Historians say the holiday developed because servants were required to work on Christmas Day, but took the following day off. As servants prepared to leave to visit their families, their employers would present them with Christmas boxes
Did you know?
The Christmas boxes were made from clay and were not made in the shape of a box. They were hollow clay balls with a slit in the top.
During the late 18th century, Lords and Ladies of the manor would "box up" their leftover food, or sometimes gifts and distribute them the day after Christmas to tenants who lived and worked on their lands.
The tradition of giving money still continues today. It is customary for householders to give small gifts or monetary tips to regular visiting trades people (the milkman, dustman, coalman, paper boy etc.) and, in some work places, for employers to give a Christmas bonus to employees.
Boxing Day is also know as
St.
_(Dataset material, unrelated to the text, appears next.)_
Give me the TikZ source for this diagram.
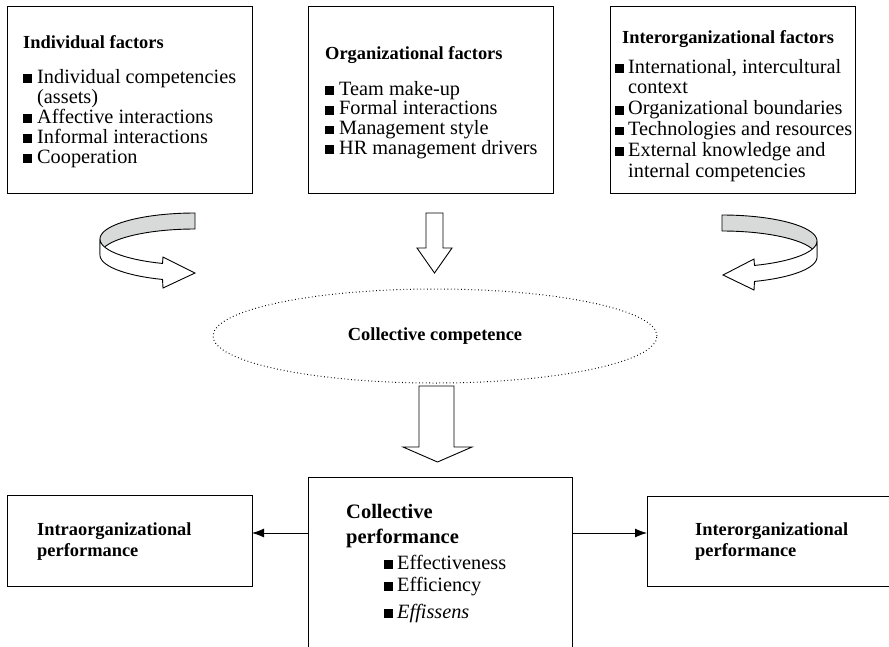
\documentclass[tikz,border=0pt]{standalone}
\usepackage{fontspec}
\setmainfont{Liberation Serif}
\usetikzlibrary{shapes.geometric,arrows.meta}
% list helpers: small black square bullet with hanging indent
\newlength\bulw
\setlength\bulw{14pt}
\newcommand\sqmark{\rule{0.43em}{0.43em}}
\newcommand\bitem[1]{\par\noindent\hangindent=\bulw\hangafter=1\makebox[\bulw][l]{\sqmark}#1}
\newcommand\ttl{\fontsize{18.4}{20}\selectfont\bfseries}
\newcommand\bigttl{\fontsize{20.5}{22}\selectfont\bfseries}
\newcommand\lst{\fontsize{20.3}{20}\selectfont\raggedright}
\definecolor{ribbon}{HTML}{D8D9D9}
\begin{document}
\begin{tikzpicture}[x=1pt,y=-1pt,line join=miter,
  box/.style={draw,line width=1pt,inner sep=0pt,anchor=north west},
  txt/.style={anchor=base west,inner sep=0pt},
  curl/.style={draw=black,line width=0.9pt},
  hollow/.style={draw=black,fill=white,line width=0.9pt},
  arr/.style={line width=0.9pt,-{Latex[length=12pt,width=9pt]}}]
\useasboundingbox (0,0) rectangle (889,646);

% ---- factor boxes ----
\node[box,minimum width=245pt,minimum height=187pt] (ind) at (7,6) {};
\node[box,minimum width=245pt,minimum height=187pt] (org) at (308,6) {};
\node[box,minimum width=245pt,minimum height=187pt] (inter) at (610,6) {};

\node[txt] (indT) at (23,48) {\ttl Individual factors};
\node[txt] (indL) at (23,83) {\parbox[t]{240pt}{\lst\setlength\bulw{14pt}%
  \bitem{Individual competencies\newline(assets)}
  \bitem{Affective interactions}
  \bitem{Informal interactions}
  \bitem{Cooperation}}};

\node[txt] (orgT) at (325,59) {\ttl Organizational factors};
\node[txt] (orgL) at (325,95) {\parbox[t]{240pt}{\lst\setlength\bulw{14pt}\baselineskip=19.7pt
  \bitem{Team make-up}
  \bitem{Formal interactions}
  \bitem{Management style}
  \bitem{HR management drivers}}};

\node[txt] (interT) at (622,43) {\ttl Interorganizational factors};
\node[txt] (interL) at (615,73) {\parbox[t]{250pt}{\lst\setlength\bulw{13pt}\baselineskip=20.8pt
  \bitem{International, intercultural\newline context}
  \bitem{Organizational boundaries}
  \bitem{Technologies and resources}
  \bitem{External knowledge and\newline internal competencies}}};

% ---- left ribbon arrow ----
\filldraw[curl,fill=ribbon] (195,213)
  -- plot[domain=90:180,samples=40] ({195+95*cos(\x)},{239-26*sin(\x)})
  -- (100,255)
  -- plot[domain=180:90,samples=40] ({195+95*cos(\x)},{255-26*sin(\x)})
  -- cycle;
\filldraw[curl,fill=white] (100,239)
  -- plot[domain=180:250,samples=40] ({195+95*cos(\x)},{239-26*sin(\x)})
  -- (163,257) -- (195,273) -- (163,288)
  -- plot[domain=250:180,samples=40] ({195+95*cos(\x)},{255-26*sin(\x)})
  -- cycle;

% ---- right ribbon arrow ----
\filldraw[curl,fill=ribbon] (722,215)
  -- plot[domain=90:180,samples=40] ({722-95*cos(\x)},{241-26*sin(\x)})
  -- (817,257)
  -- plot[domain=180:90,samples=40] ({722-95*cos(\x)},{257-26*sin(\x)})
  -- cycle;
\filldraw[curl,fill=white] (817,241)
  -- plot[domain=180:250,samples=40] ({722-95*cos(\x)},{241-26*sin(\x)})
  -- (754,259) -- (723,275) -- (754,290)
  -- plot[domain=250:180,samples=40] ({722-95*cos(\x)},{257-26*sin(\x)})
  -- cycle;

% ---- small hollow arrow under the organizational box ----
\filldraw[hollow] (426,213) -- (443,213) -- (443,248) -- (452,248)
  -- (434.5,273) -- (417,248) -- (426,248) -- cycle;

% ---- collective competence ----
\node[ellipse,draw,line width=1pt,dash pattern=on 0.8pt off 2.6pt,
  minimum width=444pt,minimum height=94pt,inner sep=0pt] (cc) at (435,336) {};
\node[inner sep=0pt] (ccT) at (cc.center) {\ttl Collective competence};

% ---- big hollow arrow ----
\filldraw[hollow] (419,386) -- (454,386) -- (454,447) -- (472,447)
  -- (437.5,462) -- (403,447) -- (419,447) -- cycle;

% ---- performance boxes ----
\node[box,minimum width=264pt,minimum height=230pt] (cp) at (308,477) {};
\node[box,minimum width=245pt,minimum height=91pt] (ip) at (7,495) {};
\node[box,minimum width=245pt,minimum height=90pt] (ep) at (647,496) {};

\node[txt] (cpT1) at (346,518) {\bigttl Collective};
\node[txt] (cpT2) at (346,543) {\bigttl performance};
\node[txt] (cpA) at (384,569) {\lst\makebox[13pt][l]{\sqmark}Effectiveness};
\node[txt] (cpB) at (384,591) {\lst\makebox[13pt][l]{\sqmark}Efficiency};
\node[txt] (cpC) at (384,618) {\lst\makebox[13pt][l]{\sqmark}\itshape Effissens};

\node[txt] (ipT1) at (37,535) {\ttl Intraorganizational};
\node[txt] (ipT2) at (37,556) {\ttl performance};
\node[txt] (epT1) at (695,535) {\ttl Interorganizational};
\node[txt] (epT2) at (695,556) {\ttl performance};

\coordinate (aL) at (252,533);
\coordinate (aR) at (647,533);
\draw[arr] (cp.west |- aL) -- (aL);
\draw[arr] (cp.east |- aR) -- (aR);
\end{tikzpicture}
\end{document}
Stephen’s Day
(when Good King Wenceslas looked out).
‘Good King Wenceslas looked out,
On the Feast of Stephen………..’
He lived in Rome and was the first man to be killed for believing in the teachings of Jesus. His story is told in the Acts of the
Apostles 6: 1 to 8: 2.
Some people claim that he shares this day with another St Stephen, who came from Sweden. St Stephen of Sweden is the patron saint of horses. Boxing Day has long be associated with outdoor sports, especially horse racing and hunting.
Boxing Day Hunts
Traditionally Boxing Day is a day for fox hunting, but the tradition of the December 26th hunt is changing. The ‘sport’ is slowly dying out due to the growing support for the fox.
Boxing Day is usually the day when families travel to meet together if they spent Christmas Day at their own home. It is a day of watching sports and playing board games.